The Afghan ladies have attended workshops on enterprise development and teamwork. They have learned to deal with clients. Though the funding is non government organisation-backed (NGO-backed) at the moment, the women hope that Ilham will soon stand on its own feet.

“The NGO is an implementing partner of UNHCR and we have provided these women with the banners, visiting cards and raw materials. But the idea is to turn this into a self-sustainable venture. We are getting them used to running a business,” says Aditi Sabharwal from ADS.

The venture seems to be on the right track. In the past one year, Ilham has taken part in quite a few popular cultural festivals organised here. According to ADS, it is fast becoming a rage in various embassies in New Delhi to order food from there.

Meanwhile, another good news comes in. It is a big one. It is an invite from one of the biggest hotels in New Delhi to cook in the hotel’s kitchen.

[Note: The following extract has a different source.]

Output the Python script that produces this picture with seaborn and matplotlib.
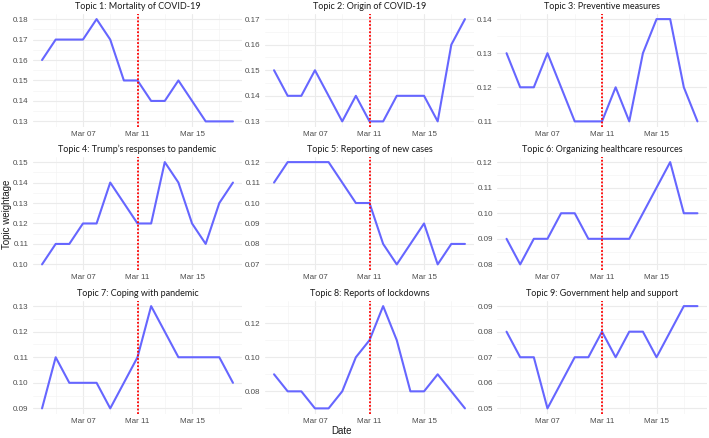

“It is overwhelming. We are a little scared because it is a luxury hotel kitchen. But this opportunity shows Ilham is working. The aim now is to get more such orders so that we have enough money to expand our business and to save for our families,” says Ziagul, who wants Ilham to transform into a restaurant, before getting back to work.

Tomorrow is going to be very busy for these Afghan women. A lot is riding on their shoulders: a good future for them and their families. And, possibly, the hope of thousands of displaced people.